- Directed by: Joseph M. Newman
- Produced by: Pete Smith
- Starring: Clyde Beatty; Harriet Beatty; Patricia English;
- Distributed by: Metro-Goldwyn-Mayer (MGM)
- Release date: June 29, 1940 (USA Theatrical);
- Running time: 10 minutes
- Country: United States
- Language: English

= Cat College =

1940 film by Joseph M. Newman

Cat College is a 1940 American short documentary film directed by Joseph M. Newman and produced by Pete Smith, featuring animal trainer and circus impresario Clyde Beatty.

==Plot==
While at his winter headquarters in Fort Lauderdale, Florida, in 1938, famed lion tamer Clyde Beatty founded a school for those aspiring to learn to tame jungle-bred lions and tigers.

Among the ten girls who enrolled was 15-year-old Patricia English, a Bayside High School student. Eight quit after their first encounter with a lion, and another after watching lions maul a mule. 17-year-old Patricia later featured in the Pete Smith Specialty short of Beatty's unique course, displaying the skills taught to her. Her tools included a whip (for cues, not defense), a pistol with blanks, and a kitchen chair. The short subject, titled Cat College, guides the audience through Beatty's lion training process, showcasing its risks and difficulties.

== Cast ==
- Pete Smith as Narrator
- Clyde Beatty as Clyde Beatty
- Harriet Beatty as Harriet Beatty
- Patricia English as Pat English

==Production==
Cat College was directed by Joseph M. Newman. It took place at the Clyde Beatty Jungle Zoo in Fort Lauderdale, Florida, home to Beatty's animal training quarters. It was filmed during the winter of 1939.
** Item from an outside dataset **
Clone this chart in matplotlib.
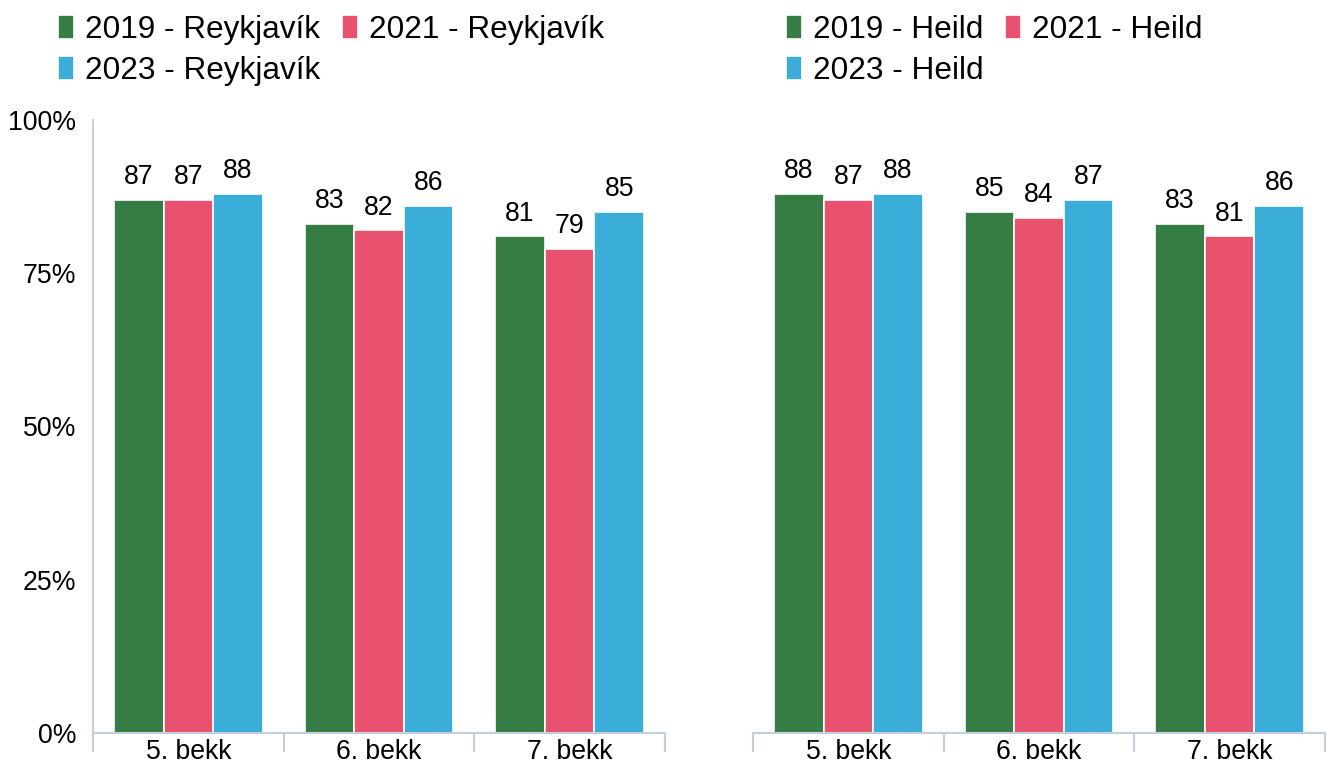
import numpy as np
import matplotlib
matplotlib.use('Agg')
import matplotlib.pyplot as plt

plt.rcParams['font.family'] = ['Liberation Sans', 'DejaVu Sans']

# data
categories = ['5. bekk', '6. bekk', '7. bekk']
years = ['2019', '2021', '2023']
reykjavik = {
    '2019': [87, 83, 81],
    '2021': [87, 82, 79],
    '2023': [88, 86, 85],
}
heild = {
    '2019': [88, 85, 83],
    '2021': [87, 84, 81],
    '2023': [88, 87, 86],
}
colors = {'2019': '#367c45', '2021': '#e9526f', '2023': '#3aaed8'}
spine_col = '#c3cfdd'

fig = plt.figure(figsize=(13.35, 7.65), dpi=100)
ax1 = fig.add_axes([93 / 1335, 1 - 733 / 765, 572 / 1335, 613 / 765])
ax2 = fig.add_axes([753 / 1335, 1 - 733 / 765, 572 / 1335, 613 / 765])

x = np.arange(len(categories))
bw = 0.26


def draw(ax, data, region, legend_x):
    handles = []
    for i, yr in enumerate(years):
        bars = ax.bar(x + (i - 1) * bw, data[yr], bw, color=colors[yr],
                      edgecolor='white', linewidth=1.2,
                      label=f'{yr} - {region}')
        ax.bar_label(bars, padding=7, fontsize=19.2)
        handles.append(bars)
    ax.set_xlim(-0.5, len(categories) - 0.5)
    ax.set_ylim(0, 100)
    ax.set_xticks(x)
    ax.set_xticklabels(categories, fontsize=19.2)
    ax.set_xticks(np.arange(len(categories) + 1) - 0.5, minor=True)
    ax.tick_params(axis='x', which='major', length=0, pad=4)
    ax.tick_params(axis='x', which='minor', length=14, width=1.5,
                   color=spine_col, direction='out')
    for s in ['top', 'right']:
        ax.spines[s].set_visible(False)
    ax.spines['bottom'].set_color(spine_col)
    ax.spines['bottom'].set_linewidth(1.5)
    ax.spines['left'].set_color(spine_col)
    ax.spines['left'].set_linewidth(1.5)
    # row-major order: 2019, 2021 on first row, 2023 below
    order = [handles[0], handles[2], handles[1]]
    fig.legend(order, [h.get_label() for h in order], loc='upper left',
               bbox_to_anchor=(legend_x / 1335, 1 - 15 / 765), ncol=2,
               frameon=False, fontsize=22.7, borderpad=0, borderaxespad=0,
               handlelength=0.5, handleheight=0.78, handletextpad=0.35,
               columnspacing=0.7, labelspacing=0.35)


draw(ax1, reykjavik, 'Reykjavík', 58)
draw(ax2, heild, 'Heild', 786)

ax1.set_yticks([0, 25, 50, 75, 100])
ax1.set_yticklabels(['0%', '25%', '50%', '75%', '100%'], fontsize=19.2)
ax1.tick_params(axis='y', length=0, pad=12)

ax2.spines['left'].set_visible(False)
ax2.set_yticks([])

fig.savefig('out.png', dpi=100)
Pete Smith's Cat College was first released on June 29, 1940, where it was distributed by Metro-Goldwyn-Mayer.

At Fort Lauderdale's Sparks Theater, the world premiere of the short feature was held, with the film specially flown from Atlanta. Few short features had premiered this way, and the event featured a parade of lions, tigers, and other Beatty Zoo animals.